My lungs stop working for a moment. I turn. My Muse is kicked back in one of the recliners in the corner, hands behind his head, legs crossed at the ankles on the footrest.
“Where the hell have you been?”
“Ignoring you. How does it feel?”
“I haven’t been ignoring you. I’ve been thinking about my books–that’s probably why I keep forgetting other stuff.”
He shakes his head. “If you’ve been thinking about your books, why is it you haven’t done any writing since before Christmas?”
“Because …” I falter. “I’ve started working on my presentation for the Writers’ Institute, and I’m doing a beta read. And I finished–”
“Excuses. Whatever happened to spending one or two hours a night writing, hmm? Tell me that.”
“I …” I’ve been slacking. Badly. And every night I chastise myself for it.

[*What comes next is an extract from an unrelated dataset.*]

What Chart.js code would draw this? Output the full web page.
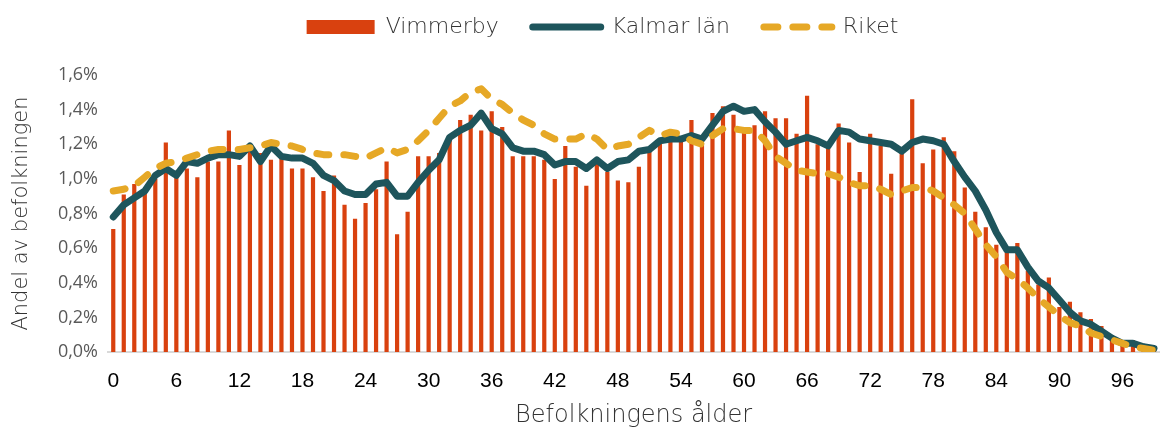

My Muse lowers the footrest and pushes out of the chair. “You need to get your shit together, love.” He waves a finger at me as a fedora appears on his head and a bullwhip materializes on his belt. “You’ve got stuff going on, but if you’re serious about this, you have to figure it out. You’ve done it before, why are you having such a hard time now?”
He’s right. And I think a lot of it boils down to waiting for my editor to get my manuscript back to me, because I know I’ll have to work on that. Which is stupid. I’ve got the time now, before I have any deadlines, to work on stuff, especially Book 2. And my presentation, which I actually do have a soft deadline for.
My Muse nods. “And there it is. You know what you should be doing, love, so do it. Hell, schedule it. You know your husband will hold you to it. He’ll send you off to write.”
He will. He has in the past. “You’ll stay here, right?”
A crooked smile brightens his face. “Me and my whip.”
I think I hear the Indiana Jones theme song in the background.
Another weekend, and dammit, I will work on my draft. Or my presentation. My son is heading back to school, so that’s one distraction out of the way. After a break in routine courtesy of the holidays, it always seems to take extra effort to get back into it. And we might even crack the freezing temperature this week–heat wave!
Have a good weekend all, and get some writing done. I will. Promise.